West Ham had made a decent start to their first season in the top division with one win, two draws and one defeat thus far.   But the goal tally (scored one, conceded one) told a story of a club defending like mad, anxious to concede nothing at all.  Their one goal had been in the victory over Arsenal, and Arsenal had learned the lesson: attack strongly from the off and get an early goal, as it was unlikely that West Ham would be able to change shape and start attacking.

As a ploy it worked.  1-0 up in ten minutes and 2-0 up at half time Arsenal went on to win 4-1 with two from Stan Earle, and one each from Woods and Graham. 

On 15 September, with Arsenal having moved one place up the table after their win over WHU, there was another home game – this time the return against West Brom, and a second victory was clocked up, by 1-0 with Clem Voysey scoring.

It is at this point that Sally Davis reveals a point about the organisation of the directors of which I was not aware before: that each year one of the directors took on the responsibility of being the director for the Reserve team – the team that we may recall won the London Combination for the first time in 1922/3.   She suggests that Henry Norris had taken on this task one season while chair of Fulham, and now was doing it again for Arsenal.

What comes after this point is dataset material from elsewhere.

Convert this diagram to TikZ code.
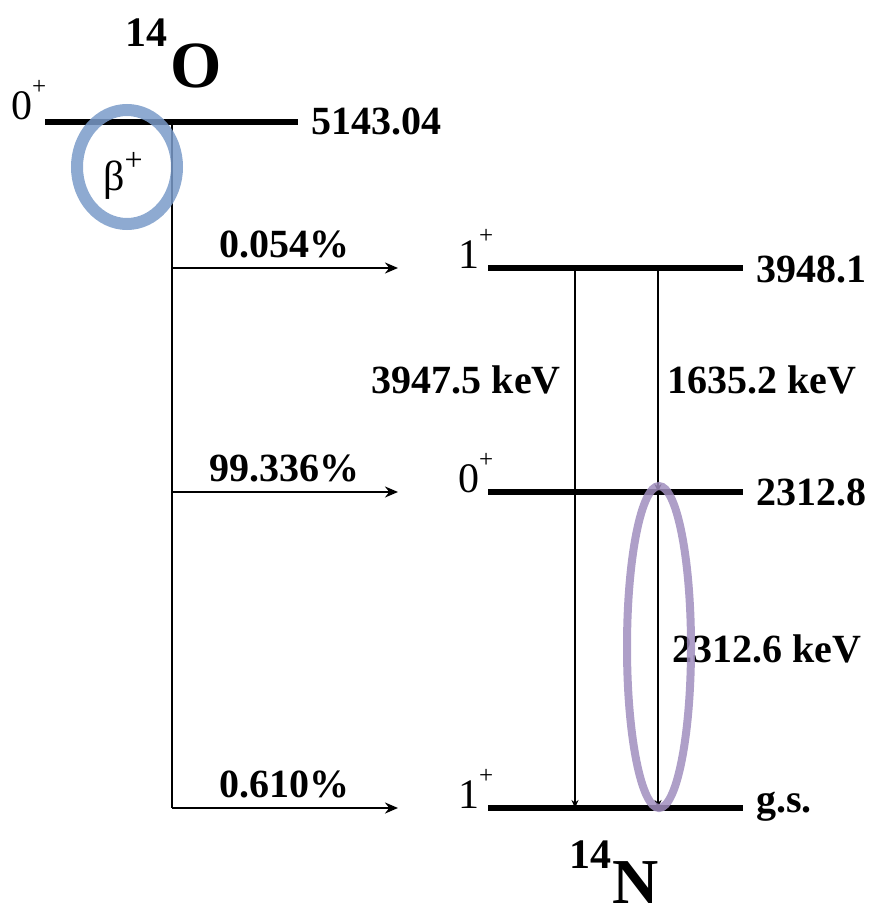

I find that a very interesting thought, for it shows a different side of the man.  The image of the autocratic wealthy businessman with his chauffeur driven car, with his knighthood and his rank of Colonel in the army, balanced here against the man who would take on the role of going not to the first team games but to the reserve matches.  Indeed we have already found him at one of the youth team games this season. Quite an insight I feel; and I wonder how many Arsenal directors of the present day take on such duties.